▶ **DATA SEGMENT**
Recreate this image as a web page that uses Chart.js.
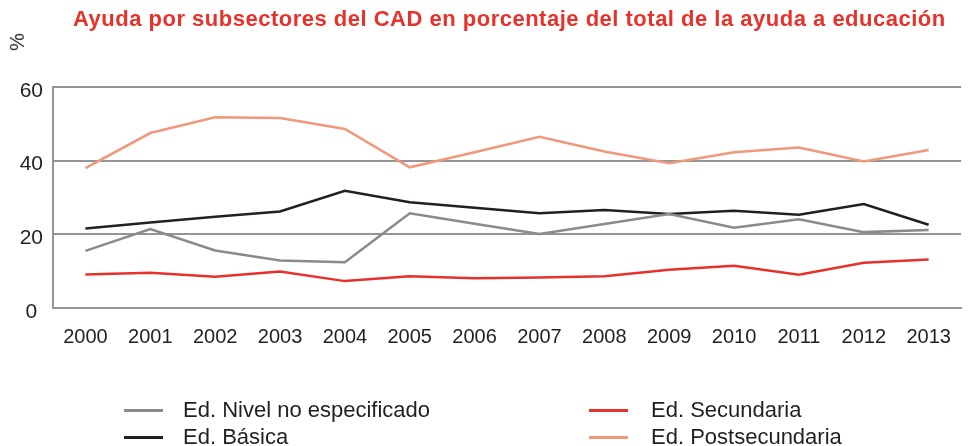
<!DOCTYPE html>
<html>
<head>
<meta charset="utf-8">
<script src="https://cdn.jsdelivr.net/npm/chart.js@4.4.1/dist/chart.umd.min.js"></script>
<style>
  html, body { margin: 0; padding: 0; background: #fff; }
  #wrap { position: relative; width: 968px; height: 446px; font-family: "Liberation Sans", Arial, sans-serif; }
  #chart { position: absolute; left: 0; top: 0; }
  #title { position: absolute; left: 73px; top: 6px; color: #e8312b; letter-spacing: 0.5px;
           font-weight: bold; font-size: 22px; line-height: 26px; white-space: nowrap; }
  #unit { position: absolute; left: 8px; top: 31px; font-size: 20px; line-height: 22px; color: #231f20; transform: rotate(-90deg); }
  .leg { position: absolute; font-size: 22px; color: #231f20; white-space: nowrap; line-height: 26px; }
  .leg span { position: absolute; width: 39px; height: 3px; top: 12px; }
</style>
</head>
<body>
<div id="wrap">
  <canvas id="chart" width="968" height="446"></canvas>
  <div id="title">Ayuda por subsectores del CAD en porcentaje del total de la ayuda a educación</div>
  <div id="unit">%</div>
  <div id="legend"></div>
</div>
<script>
// Datos (% del total de la ayuda a educación)
const years = ['2000', '2001', '2002', '2003', '2004', '2005', '2006', '2007', '2008', '2009', '2010', '2011', '2012', '2013'];

const nivelNoEspecificado = [15.5, 21.4, 15.6, 12.9, 12.4, 25.7, 22.9, 20.1, 22.8, 25.5, 21.8, 24.1, 20.6, 21.2];
const basica = [21.6, 23.2, 24.8, 26.2, 31.8, 28.7, 27.2, 25.7, 26.6, 25.5, 26.4, 25.3, 28.2, 22.6];
const secundaria = [9.1, 9.6, 8.5, 9.9, 7.3, 8.6, 8.1, 8.3, 8.6, 10.4, 11.5, 9.0, 12.3, 13.2];
const postsecundaria = [38.0, 47.5, 51.8, 51.6, 48.6, 38.2, 42.3, 46.5, 42.5, 39.3, 42.3, 43.6, 39.8, 42.9];

const yTicks = [0, 20, 40, 60];

const series = [
  { label: 'Ed. Nivel no especificado', data: nivelNoEspecificado, color: '#8a8a8d' },
  { label: 'Ed. Básica', data: basica, color: '#231f20' },
  { label: 'Ed. Secundaria', data: secundaria, color: '#e8312b' },
  { label: 'Ed. Postsecundaria', data: postsecundaria, color: '#f0997a' }
];

const gridColor = '#939598';

new Chart(document.getElementById('chart'), {
  type: 'line',
  data: {
    labels: years,
    datasets: series.map(s => ({
      label: s.label,
      data: s.data,
      borderColor: s.color,
      backgroundColor: s.color,
      borderWidth: 2.5,
      pointRadius: 0,
      tension: 0
    }))
  },
  options: {
    responsive: false,
    animation: false,
    layout: { padding: { top: 87, right: 3, left: 0, bottom: 80 } },
    plugins: { legend: { display: false }, title: { display: false }, tooltip: { enabled: false } },
    scales: {
      x: {
        offset: true,
        grid: { display: false, drawTicks: false },
        border: { display: true, color: gridColor, width: 2 },
        ticks: { color: '#231f20', padding: 17, font: { family: 'Liberation Sans', size: 20 }, maxRotation: 0, autoSkip: false }
      },
      y: {
        min: 0,
        max: 60,
        afterBuildTicks: axis => { axis.ticks = yTicks.map(v => ({ value: v })); },
        afterFit: axis => { axis.width = 53; },
        grid: { color: gridColor, lineWidth: 2, drawTicks: false },
        border: { display: true, color: gridColor, width: 2 },
        ticks: { color: '#231f20', padding: 10, crossAlign: 'center', labelOffset: 4, font: { family: 'Liberation Sans', size: 21 } }
      }
    }
  }
});

// Leyenda en dos columnas, como en el original
const legendPos = [[124, 397, 183], [124, 424, 183], [589, 397, 651], [589, 424, 651]];
const legend = document.getElementById('legend');
series.forEach((s, i) => {
  const d = document.createElement('div');
  d.className = 'leg';
  d.style.left = legendPos[i][2] + 'px';
  d.style.top = legendPos[i][1] + 'px';
  d.textContent = s.label;
  const sw = document.createElement('span');
  sw.style.background = s.color;
  sw.style.left = (legendPos[i][0] - legendPos[i][2]) + 'px';
  d.appendChild(sw);
  legend.appendChild(d);
});
</script>
</body>
</html>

▶ **YOUR INSTRUCTIONS**
Skip every picture and return the lines above from the top through the one that contains "const yTicks = [0, 20, 40, 60];".

▶ **RESPONSE**
Recreate this image as a web page that uses Chart.js.
<!DOCTYPE html>
<html>
<head>
<meta charset="utf-8">
<script src="https://cdn.jsdelivr.net/npm/chart.js@4.4.1/dist/chart.umd.min.js"></script>
<style>
  html, body { margin: 0; padding: 0; background: #fff; }
  #wrap { position: relative; width: 968px; height: 446px; font-family: "Liberation Sans", Arial, sans-serif; }
  #chart { position: absolute; left: 0; top: 0; }
  #title { position: absolute; left: 73px; top: 6px; color: #e8312b; letter-spacing: 0.5px;
           font-weight: bold; font-size: 22px; line-height: 26px; white-space: nowrap; }
  #unit { position: absolute; left: 8px; top: 31px; font-size: 20px; line-height: 22px; color: #231f20; transform: rotate(-90deg); }
  .leg { position: absolute; font-size: 22px; color: #231f20; white-space: nowrap; line-height: 26px; }
  .leg span { position: absolute; width: 39px; height: 3px; top: 12px; }
</style>
</head>
<body>
<div id="wrap">
  <canvas id="chart" width="968" height="446"></canvas>
  <div id="title">Ayuda por subsectores del CAD en porcentaje del total de la ayuda a educación</div>
  <div id="unit">%</div>
  <div id="legend"></div>
</div>
<script>
// Datos (% del total de la ayuda a educación)
const years = ['2000', '2001', '2002', '2003', '2004', '2005', '2006', '2007', '2008', '2009', '2010', '2011', '2012', '2013'];

const nivelNoEspecificado = [15.5, 21.4, 15.6, 12.9, 12.4, 25.7, 22.9, 20.1, 22.8, 25.5, 21.8, 24.1, 20.6, 21.2];
const basica = [21.6, 23.2, 24.8, 26.2, 31.8, 28.7, 27.2, 25.7, 26.6, 25.5, 26.4, 25.3, 28.2, 22.6];
const secundaria = [9.1, 9.6, 8.5, 9.9, 7.3, 8.6, 8.1, 8.3, 8.6, 10.4, 11.5, 9.0, 12.3, 13.2];
const postsecundaria = [38.0, 47.5, 51.8, 51.6, 48.6, 38.2, 42.3, 46.5, 42.5, 39.3, 42.3, 43.6, 39.8, 42.9];

const yTicks = [0, 20, 40, 60];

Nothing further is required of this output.